▶ _WHAT TO PRODUCE_
Exactly the lines from the one containing "Write a component" through the one containing "import * as" are to be returned, please, without any pictures.

- - -

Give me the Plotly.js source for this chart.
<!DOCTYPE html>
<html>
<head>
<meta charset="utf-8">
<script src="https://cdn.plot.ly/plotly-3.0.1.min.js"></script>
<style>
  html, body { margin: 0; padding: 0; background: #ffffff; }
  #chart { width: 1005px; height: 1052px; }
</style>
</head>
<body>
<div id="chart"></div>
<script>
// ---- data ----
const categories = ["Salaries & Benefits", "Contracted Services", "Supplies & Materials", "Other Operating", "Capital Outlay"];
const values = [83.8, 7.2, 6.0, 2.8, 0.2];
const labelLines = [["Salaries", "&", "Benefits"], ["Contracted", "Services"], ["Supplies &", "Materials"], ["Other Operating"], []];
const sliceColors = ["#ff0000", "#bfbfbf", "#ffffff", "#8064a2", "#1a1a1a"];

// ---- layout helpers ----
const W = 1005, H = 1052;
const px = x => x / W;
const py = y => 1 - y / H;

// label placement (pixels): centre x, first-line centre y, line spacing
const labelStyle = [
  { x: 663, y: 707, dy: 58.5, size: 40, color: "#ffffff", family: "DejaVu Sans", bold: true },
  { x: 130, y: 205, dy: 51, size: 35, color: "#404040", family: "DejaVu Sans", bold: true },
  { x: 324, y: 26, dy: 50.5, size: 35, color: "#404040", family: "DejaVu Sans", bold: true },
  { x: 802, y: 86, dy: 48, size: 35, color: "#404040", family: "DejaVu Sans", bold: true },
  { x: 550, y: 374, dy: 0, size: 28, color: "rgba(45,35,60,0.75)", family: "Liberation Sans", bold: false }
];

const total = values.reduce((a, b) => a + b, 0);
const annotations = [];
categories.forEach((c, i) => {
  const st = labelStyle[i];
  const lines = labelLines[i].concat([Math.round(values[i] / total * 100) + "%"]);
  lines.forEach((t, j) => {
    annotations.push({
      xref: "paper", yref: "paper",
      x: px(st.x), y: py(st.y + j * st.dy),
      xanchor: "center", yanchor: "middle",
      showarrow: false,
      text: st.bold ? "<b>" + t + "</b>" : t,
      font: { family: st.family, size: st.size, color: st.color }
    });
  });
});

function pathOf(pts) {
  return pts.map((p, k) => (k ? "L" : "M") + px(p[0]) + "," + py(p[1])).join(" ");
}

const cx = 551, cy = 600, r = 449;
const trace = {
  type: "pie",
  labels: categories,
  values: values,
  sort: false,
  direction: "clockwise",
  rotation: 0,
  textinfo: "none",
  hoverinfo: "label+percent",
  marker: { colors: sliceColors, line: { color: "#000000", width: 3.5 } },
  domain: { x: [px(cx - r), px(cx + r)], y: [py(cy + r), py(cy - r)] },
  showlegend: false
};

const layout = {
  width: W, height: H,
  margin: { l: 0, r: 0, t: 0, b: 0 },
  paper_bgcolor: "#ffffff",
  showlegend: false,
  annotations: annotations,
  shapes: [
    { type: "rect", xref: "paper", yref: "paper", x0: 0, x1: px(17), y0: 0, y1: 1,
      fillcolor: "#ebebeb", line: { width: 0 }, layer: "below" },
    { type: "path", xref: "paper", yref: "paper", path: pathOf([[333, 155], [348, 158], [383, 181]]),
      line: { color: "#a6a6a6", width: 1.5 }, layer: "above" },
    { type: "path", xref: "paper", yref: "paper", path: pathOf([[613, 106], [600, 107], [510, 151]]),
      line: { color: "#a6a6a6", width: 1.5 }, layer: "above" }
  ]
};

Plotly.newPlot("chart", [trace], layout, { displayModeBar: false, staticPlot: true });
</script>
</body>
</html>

- - -

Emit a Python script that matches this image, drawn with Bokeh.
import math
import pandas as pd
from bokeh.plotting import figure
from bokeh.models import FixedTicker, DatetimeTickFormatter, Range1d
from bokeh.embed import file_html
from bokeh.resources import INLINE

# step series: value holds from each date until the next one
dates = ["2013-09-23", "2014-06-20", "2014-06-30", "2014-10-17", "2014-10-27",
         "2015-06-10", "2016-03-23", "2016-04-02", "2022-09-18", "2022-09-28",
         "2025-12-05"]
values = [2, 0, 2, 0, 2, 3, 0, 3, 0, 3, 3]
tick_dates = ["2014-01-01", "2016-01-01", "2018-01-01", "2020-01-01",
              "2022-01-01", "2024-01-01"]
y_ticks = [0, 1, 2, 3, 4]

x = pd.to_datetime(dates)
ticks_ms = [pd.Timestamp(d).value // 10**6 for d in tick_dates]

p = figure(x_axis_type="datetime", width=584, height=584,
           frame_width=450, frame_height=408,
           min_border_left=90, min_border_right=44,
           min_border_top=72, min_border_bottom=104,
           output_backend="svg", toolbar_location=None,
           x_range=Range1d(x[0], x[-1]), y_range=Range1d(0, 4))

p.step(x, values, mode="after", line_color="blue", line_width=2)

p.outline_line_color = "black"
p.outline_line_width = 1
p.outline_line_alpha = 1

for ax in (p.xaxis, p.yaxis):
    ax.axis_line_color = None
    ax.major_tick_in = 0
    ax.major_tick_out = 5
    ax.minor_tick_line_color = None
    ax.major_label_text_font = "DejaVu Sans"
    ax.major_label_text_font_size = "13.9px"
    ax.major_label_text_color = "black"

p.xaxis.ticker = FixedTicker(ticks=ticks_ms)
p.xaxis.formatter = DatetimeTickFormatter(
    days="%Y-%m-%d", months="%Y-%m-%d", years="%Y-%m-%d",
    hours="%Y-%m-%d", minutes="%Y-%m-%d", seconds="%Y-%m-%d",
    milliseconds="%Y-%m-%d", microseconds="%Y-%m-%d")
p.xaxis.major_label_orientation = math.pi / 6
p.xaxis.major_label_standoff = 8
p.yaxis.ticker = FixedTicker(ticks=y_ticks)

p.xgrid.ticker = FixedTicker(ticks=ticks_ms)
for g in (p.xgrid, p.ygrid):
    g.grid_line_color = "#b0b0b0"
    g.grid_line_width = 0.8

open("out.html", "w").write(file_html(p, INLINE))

- - -

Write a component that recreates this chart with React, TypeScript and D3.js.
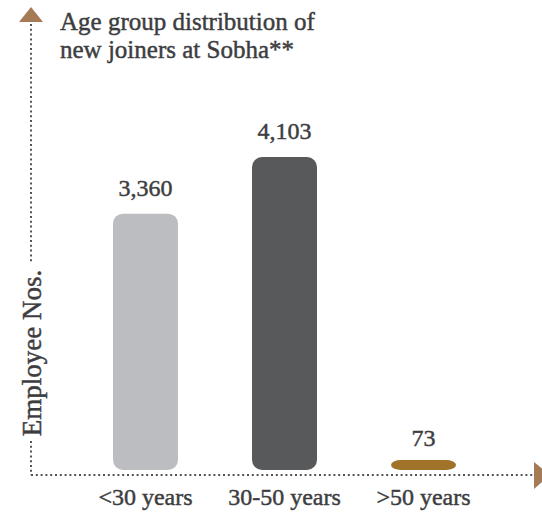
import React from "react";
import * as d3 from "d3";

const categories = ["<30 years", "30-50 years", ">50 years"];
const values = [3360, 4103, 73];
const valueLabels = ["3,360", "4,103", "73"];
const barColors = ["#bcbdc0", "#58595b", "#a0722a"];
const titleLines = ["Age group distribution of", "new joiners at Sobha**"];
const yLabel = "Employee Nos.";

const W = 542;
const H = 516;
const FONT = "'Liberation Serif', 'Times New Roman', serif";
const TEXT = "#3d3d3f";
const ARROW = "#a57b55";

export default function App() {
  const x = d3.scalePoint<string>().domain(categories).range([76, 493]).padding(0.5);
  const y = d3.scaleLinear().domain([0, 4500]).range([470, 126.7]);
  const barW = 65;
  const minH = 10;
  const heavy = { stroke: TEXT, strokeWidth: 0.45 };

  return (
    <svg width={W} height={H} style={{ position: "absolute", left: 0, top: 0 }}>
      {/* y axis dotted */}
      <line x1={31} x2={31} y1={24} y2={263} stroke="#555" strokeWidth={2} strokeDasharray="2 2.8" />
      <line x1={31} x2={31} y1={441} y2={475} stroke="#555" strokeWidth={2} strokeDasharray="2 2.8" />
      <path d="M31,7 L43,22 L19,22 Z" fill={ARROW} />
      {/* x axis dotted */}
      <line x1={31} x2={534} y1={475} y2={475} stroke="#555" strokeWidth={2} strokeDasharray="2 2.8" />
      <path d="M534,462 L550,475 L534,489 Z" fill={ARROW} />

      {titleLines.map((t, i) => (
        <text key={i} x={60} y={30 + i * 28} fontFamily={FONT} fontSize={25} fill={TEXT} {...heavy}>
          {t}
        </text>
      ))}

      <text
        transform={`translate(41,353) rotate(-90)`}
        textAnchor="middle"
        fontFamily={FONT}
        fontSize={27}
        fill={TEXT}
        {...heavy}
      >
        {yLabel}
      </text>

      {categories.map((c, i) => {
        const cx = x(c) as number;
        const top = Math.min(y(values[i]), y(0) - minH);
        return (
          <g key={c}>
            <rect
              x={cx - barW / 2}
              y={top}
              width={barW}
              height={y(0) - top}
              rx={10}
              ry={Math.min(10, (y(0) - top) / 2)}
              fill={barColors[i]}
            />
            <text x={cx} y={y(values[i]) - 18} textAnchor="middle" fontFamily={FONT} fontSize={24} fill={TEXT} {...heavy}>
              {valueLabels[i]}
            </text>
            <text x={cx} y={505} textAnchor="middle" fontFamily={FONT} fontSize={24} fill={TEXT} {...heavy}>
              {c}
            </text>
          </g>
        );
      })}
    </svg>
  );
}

- - -

▶ _TASK RESULT_
Write a component that recreates this chart with React, TypeScript and D3.js.
import React from "react";
import * as d3 from "d3";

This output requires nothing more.